Hong Kong is a city of seven million inhabitants, most of whom live and work in one of its 7,838 highrises. But the city wears its verticality and density in a way that is remarkably different from that of New York City. It is this difference that Carol Willis, the founder and director of the Skyscraper Museum, examines in Vertical Cities: Hong Kong/New York.

Willis’ show, which runs through February 2009, is the second in a series of three called Future Cities 20/21. The first, New York Modern, examined the New York of the early 20th century as a prophecy of the metropolis that it was about to become; some of that show’s historical materials form the basis for Vertical Cities. Considering the diminutive size of the Skyscraper Museum, the incorporation of earlier exhibitions to develop a story line for the new show can be slightly puzzling for the typical visitor, but it may well stimulate the curious to come back for the third chapter in the Future Cities saga: China Prophecy, an exhibition that will explore the 21st-century skyscraper city of Shanghai.

Vertical Cities zooms in on the more contemporary, rapid-fire model of verticality that Hong Kong offers. The show starts enthusiastically with the stark comparison of two wall-size Google maps of Hong Kong and New York. These not only suggest a story of two waterfront cities that developed from colonial ports into bustling hubs of finance and transport, they illustrate how New York’s model of vertical density, which developed a century ago, has been copied and tweaked in Hong Kong. There, it has become a new urban idiom of verticality, and almost forty years after the start of the city’s building boom, bears visual similarity but spatial differences that are well worth a closer look.

Willis may have felt obliged to present visitors with well-known examples of skyscrapers such as I. M. Pei’s Bank of China, Norman Foster’s HSBC building, and Cesar Pelli’s 88-story IFC2 tower, but the show’s narrative focuses more on the spatial qualities that make Hong Kong such an intriguing place. An aerial photo of New York shows a gray hodgepodge of buildings that is equaled in Hong Kong’s gridded area of Kowloon. Both can be highly suffocating, and both feel very 20th century. But whereas Manhattan’s density of 70,000 people per square mile is relieved primarily by Central Park and the odd pocket of greenery carved out by Broadway’s meandering path, the urban experience in Hong Kong can be completely different.

Hong Kong’s topography is one of hills and valleys, and aggressive conservation efforts by the government—especially on Hong Kong Island—has led to the development of densities up to 100,000 people per square mile amid generous pockets of tropical green space. Some of these urban zones are New Towns in the modernist sense of the word—filled with isolated residential towers of sixty or more stories overlooking the tropical landscape—and thus feel generic and boring, but these are not the rule. Though it isn’t well articulated in the exhibition’s layout and design, which could have done with a stronger graphic hand, it is the inspired layering of space that makes Hong Kong a worthy case study of the possibilities of such intense verticality.

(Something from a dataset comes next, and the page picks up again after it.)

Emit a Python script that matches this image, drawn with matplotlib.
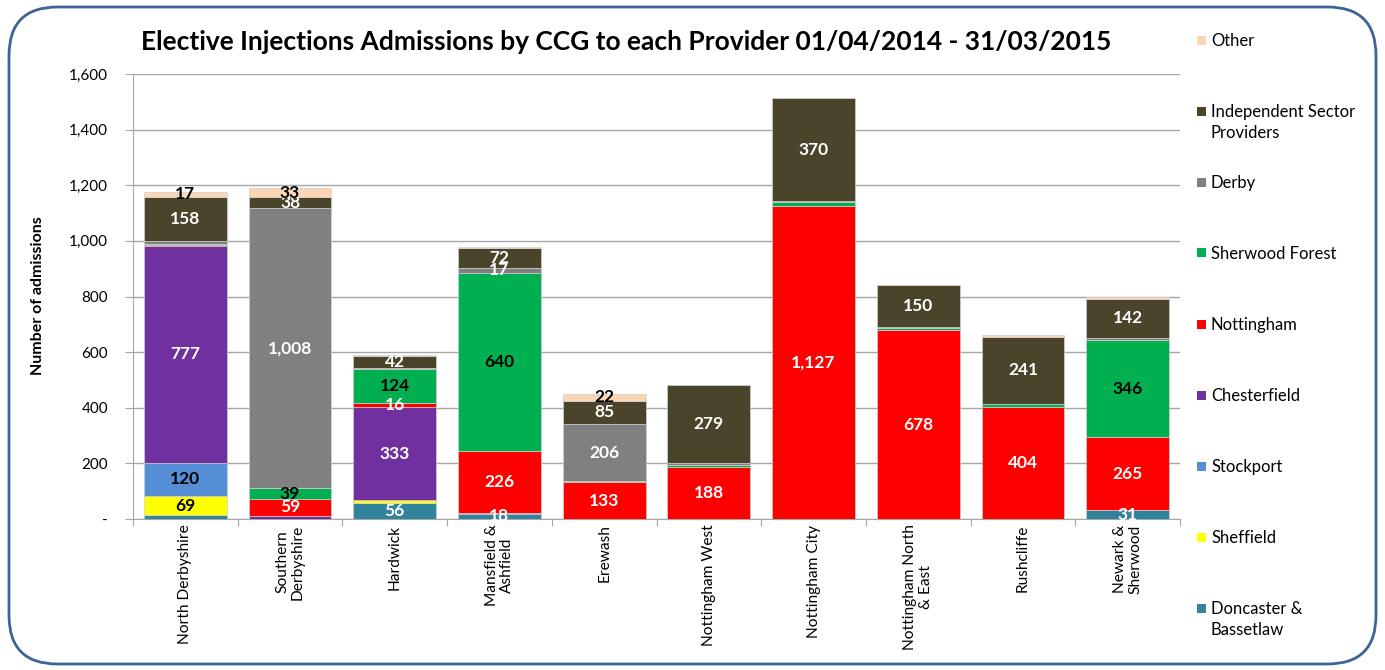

Willis shows the Mid-Levels Escalator, the world’s longest outdoor escalator that snakes up above the steep, narrow streets of Hong Kong Island, connecting the urban grid to slender towers that are soaring high above. Together with the elevated pedestrian bridges that link the lower-level floors of a series of towers in the financial district, this escalator portrays an exciting horizontal, and even diagonal, connectivity. Adding a layer to the busy street level and underground transit systems, it activates the otherwise cut-off verticality: a successful prototype in practice that cries for further investigation in the designs for future cities all around the world.